The subfloor had to be replaced, the pest control service was called, and mom had to bring her chicken soup and her blanket to my house so the exterminator could do his thing. My obvious point? We don’t always get what we want. Now, to be fair to Oprah, there is a finer point at the root of happiness on which we agree. It’s not so much the circumstances that determine your happiness, as much as your attitude. As a family, we were quick to give thanks that the refrigerator gave up the ghost when it did. Otherwise, we would never have found the leak, pulled up the flooring, and discovered the gnawing little critters, until one day, as my sister observed, she might have ended up with a refrigerator firmly implanted in the roof of her car in the garage below. I think happiness is not curtailed so much by circumstances as it is by silly and unreasonable human expectations (see the list above).

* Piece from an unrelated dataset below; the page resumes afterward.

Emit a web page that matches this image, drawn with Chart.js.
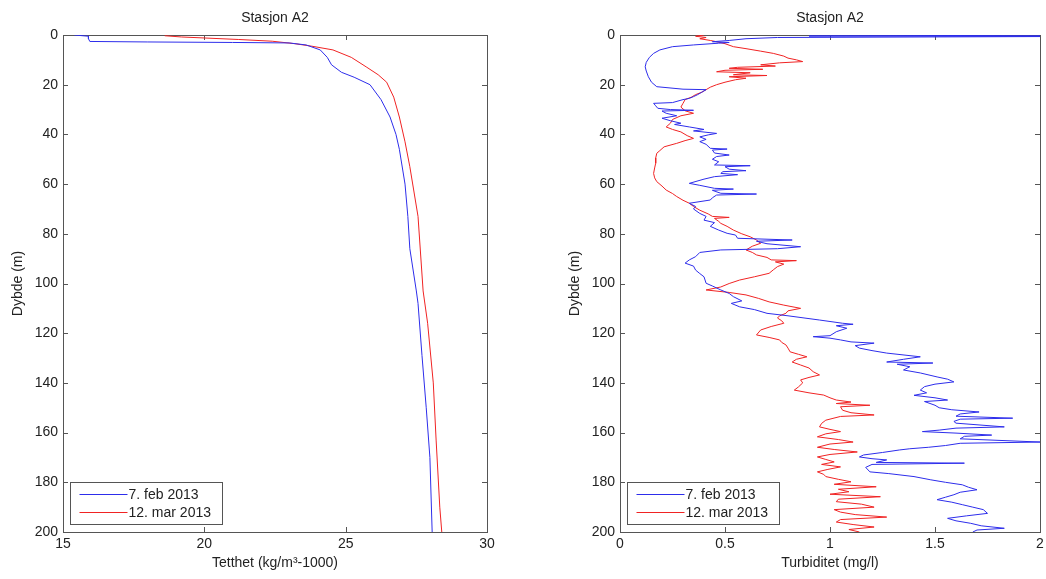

When it comes to happiness, we all see examples daily that seem to turn conventional wisdom on its head. In recent months the news has been ripe with tragic suicides of the rich and famous; people who have been denied no earthly freedom or pleasure, who have everything we think we desire, and yet they cannot bear their existence.

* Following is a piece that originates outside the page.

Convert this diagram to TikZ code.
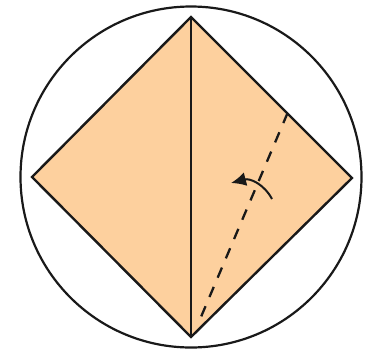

Ironically then, we encounter people who seem to lose everything; family, wealth, health, mobility, yet they rise above and minister to others, making a gift of their pain and a glory of their weakness. These modern Jobs, these lights shining in darkness, have laid hold of a biblical principle of happiness from Philippians. “Let nothing be done through strife or vainglory, but in lowliness of mind, let each esteem other better than themselves. Look not every man on his own things, but every man also on the things of others.” In other words, you’ll never be happy if you are always thinking only of your own happiness. Selfishness is a lonely place, but suffering is a treasure if it brings you to put an arm around someone else who is also suffering.

In a review of It’s A Wonderful Life online at The Film Spectrum, film critic Jason Fraley observes, “(the film) proves we need the darkness to see the light; the lows to feel the highs; the despair to feel the inspiration.” * What an apt paraphrase for God’s work in bringing about spiritual change in the midst of our weakness.

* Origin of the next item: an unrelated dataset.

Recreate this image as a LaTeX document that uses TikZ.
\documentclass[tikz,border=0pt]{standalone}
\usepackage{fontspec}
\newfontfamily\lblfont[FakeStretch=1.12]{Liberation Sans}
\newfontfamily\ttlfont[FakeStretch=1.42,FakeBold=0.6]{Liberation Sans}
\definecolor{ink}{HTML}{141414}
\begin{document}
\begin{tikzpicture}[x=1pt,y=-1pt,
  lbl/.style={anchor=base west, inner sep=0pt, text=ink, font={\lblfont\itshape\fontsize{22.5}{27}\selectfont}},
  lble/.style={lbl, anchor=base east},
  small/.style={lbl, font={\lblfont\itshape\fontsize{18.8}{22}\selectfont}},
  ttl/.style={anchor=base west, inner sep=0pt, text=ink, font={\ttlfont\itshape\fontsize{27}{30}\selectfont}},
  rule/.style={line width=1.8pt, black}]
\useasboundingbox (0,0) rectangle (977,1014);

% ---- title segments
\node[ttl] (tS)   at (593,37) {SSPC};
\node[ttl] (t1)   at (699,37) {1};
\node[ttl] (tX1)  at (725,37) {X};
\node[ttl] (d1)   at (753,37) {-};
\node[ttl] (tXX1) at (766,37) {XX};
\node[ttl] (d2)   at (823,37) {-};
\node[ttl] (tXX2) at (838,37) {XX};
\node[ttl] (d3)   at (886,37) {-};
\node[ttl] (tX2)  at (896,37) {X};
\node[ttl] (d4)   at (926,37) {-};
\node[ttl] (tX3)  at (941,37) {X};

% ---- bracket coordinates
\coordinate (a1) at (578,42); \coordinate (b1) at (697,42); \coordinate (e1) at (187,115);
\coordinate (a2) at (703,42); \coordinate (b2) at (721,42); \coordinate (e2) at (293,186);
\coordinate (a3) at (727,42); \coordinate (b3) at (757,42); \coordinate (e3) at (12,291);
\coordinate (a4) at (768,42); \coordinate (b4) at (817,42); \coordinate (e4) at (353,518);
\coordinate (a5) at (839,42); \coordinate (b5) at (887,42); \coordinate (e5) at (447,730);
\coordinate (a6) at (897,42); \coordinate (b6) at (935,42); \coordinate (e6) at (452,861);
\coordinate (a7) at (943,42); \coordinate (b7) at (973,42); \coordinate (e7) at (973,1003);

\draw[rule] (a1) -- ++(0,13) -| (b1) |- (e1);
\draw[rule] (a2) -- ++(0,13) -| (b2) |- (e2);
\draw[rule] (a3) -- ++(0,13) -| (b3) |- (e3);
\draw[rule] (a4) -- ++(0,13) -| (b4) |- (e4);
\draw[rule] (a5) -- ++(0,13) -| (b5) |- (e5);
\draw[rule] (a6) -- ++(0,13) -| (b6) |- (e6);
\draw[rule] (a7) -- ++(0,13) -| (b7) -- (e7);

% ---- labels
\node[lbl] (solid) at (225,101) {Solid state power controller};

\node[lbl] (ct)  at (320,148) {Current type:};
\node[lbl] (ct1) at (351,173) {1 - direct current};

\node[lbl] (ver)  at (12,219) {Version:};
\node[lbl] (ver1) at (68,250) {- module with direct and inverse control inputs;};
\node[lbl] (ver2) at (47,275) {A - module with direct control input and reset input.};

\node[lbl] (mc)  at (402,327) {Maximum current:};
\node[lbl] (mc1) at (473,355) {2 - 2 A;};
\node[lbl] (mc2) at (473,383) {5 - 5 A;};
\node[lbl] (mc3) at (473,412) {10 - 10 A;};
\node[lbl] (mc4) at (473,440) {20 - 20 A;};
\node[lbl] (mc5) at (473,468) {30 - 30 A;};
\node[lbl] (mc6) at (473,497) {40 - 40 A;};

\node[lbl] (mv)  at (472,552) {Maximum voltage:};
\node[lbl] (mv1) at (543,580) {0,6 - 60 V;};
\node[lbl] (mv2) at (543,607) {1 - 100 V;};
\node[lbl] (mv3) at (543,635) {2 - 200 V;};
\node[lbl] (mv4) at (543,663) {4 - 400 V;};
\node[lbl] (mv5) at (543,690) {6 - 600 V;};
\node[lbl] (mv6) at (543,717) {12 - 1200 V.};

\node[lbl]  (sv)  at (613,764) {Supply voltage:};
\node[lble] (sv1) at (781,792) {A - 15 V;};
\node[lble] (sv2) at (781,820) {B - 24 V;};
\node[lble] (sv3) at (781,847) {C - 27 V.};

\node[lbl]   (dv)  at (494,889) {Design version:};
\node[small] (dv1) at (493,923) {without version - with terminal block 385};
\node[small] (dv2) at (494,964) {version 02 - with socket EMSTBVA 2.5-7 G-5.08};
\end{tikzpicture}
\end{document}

Control over circumstance is an illusion. The response is the only thing over which we have control. One man might rail against the darkness of the universe when he cannot fill the void with any or every luxury, while another gives thanks for hardship that brings him to rely on something greater than himself.

If George Bailey hadn’t been such a stand-up guy who valued people and relationships above his own happiness, he could have walked away and made his dreams come true. He would have broadened his world and experienced the thrill of adventure, but he might have missed the joy of making the smaller world in which he lived a better place. He might have never experienced his deepest and most lasting joy, that of being indispensable to someone else.

The paradox of humanity is that we are a fire unquenchable, and cannot say “it is enough.” The more we focus on our selves, the emptier we become. Conversely, the more we let go, the more peaceful we feel. As much as I would love to float through life above the tragedy and the traffic, I am growing to an understanding that both hardship and happiness are part of our condition, and both must be embraced as necessary tools in the realization of a joyful self through the knowledge of God.